Tel-Aviv: son patrimoine en péril !

Des anciens premiers quartiers historiques (construits entre 1887 et 1910) de Tel-Aviv, seuls les quartiers de Neve Zedek et du Kerem HaTeimanim ont été conservés. Il ne reste pas grand-chose des autres, y compris Ahuzat Baït, qui ont presque totalement disparu avec le temps au gré du développement de la ville.

La ville s’est développée pendant très longtemps sans égard à la préservation de son patrimoine. Cet oubli mémoriel s’explique doublement. Premièrement parce que le patrimoine de Tel-Aviv était neuf, contrairement à celui de Jérusalem où chaque pierre raconte une histoire millénaire. Deuxièmement parce qu’il correspondait à l’état d’esprit qui prévalait à l’époque. Israël est un pays jeune. Le premier objectif de la ville était de construire vite (et mal) pour pouvoir accueillir les nouveaux arrivants et se développer rapidement.
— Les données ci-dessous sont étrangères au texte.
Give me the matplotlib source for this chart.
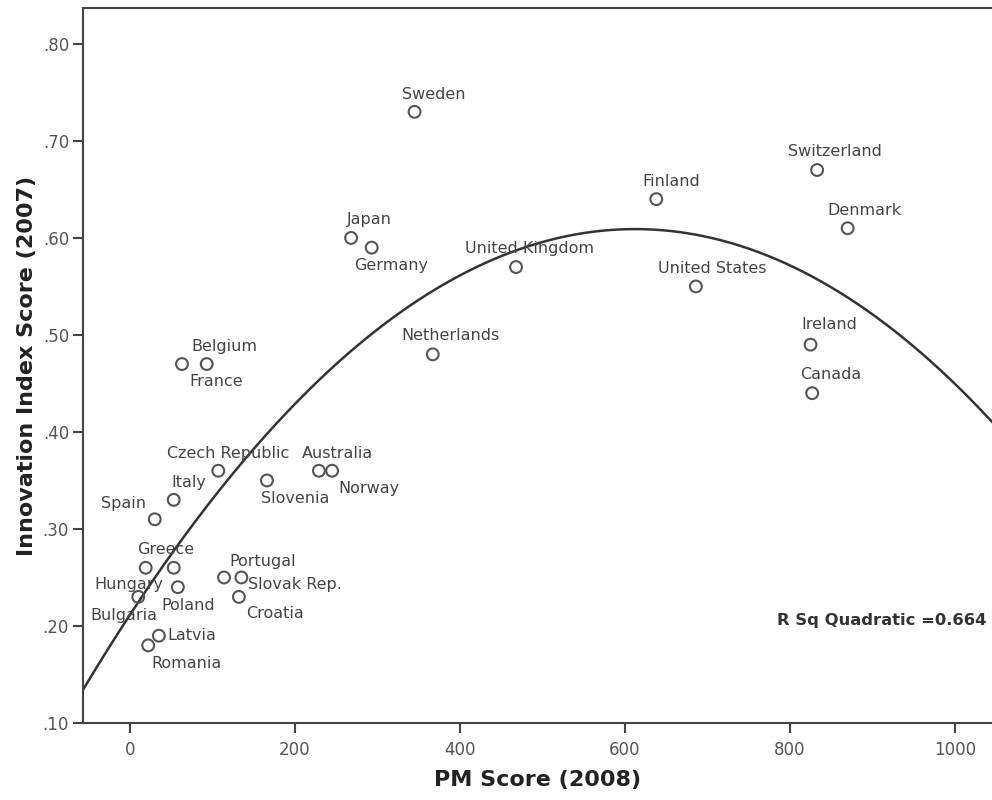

Les Israéliens, pragmatiques, se soucient peu du patrimoine. L’exemple le plus édifiant est celui du tout premier lycée hébraïque de l’ère moderne, le Herzliya Gymnasium, construit au début du XXème siècle. Ce bâtiment historique a été rasé dans les années 60 pour y laisser place à un gratte-ciel (la tour Shalom) à l’esthétique plus que douteuse. Idem pour le bâtiment qui abraitait le quartier général de la Haganah (Arlozoroff Street 15) entièrement démoli.

Il aura fallu attendre le début des années quatre-vingts dix pour voir les Israéliens se retourner vers leur passé et se rendre compte de l’intérêt de préserver la mémoire de la ville. C’est dans ce nouvel état d’esprit que doit être comprise l’inscription en 2003 d’une partie du centre historique au patrimoine de l’UNESCO.

On trouve maintenant un peu partout des plaques commémoratives et des bâtiments historiques précieusement préservés. Certains le sont grâce à de curieux marchandages. Tel fût le cas par exemple d’un promoteur immobilier qui s’est engagé à rénover l’ancienne ambassade de l’Union Soviétique moyennant l’accord de la municipalité pour construire un gratte-ciel juste derrière !

Mais se balader dans ses lieux désormais disparus permet, pour celui qui s’y connaît, de trouver encore quelques pépites.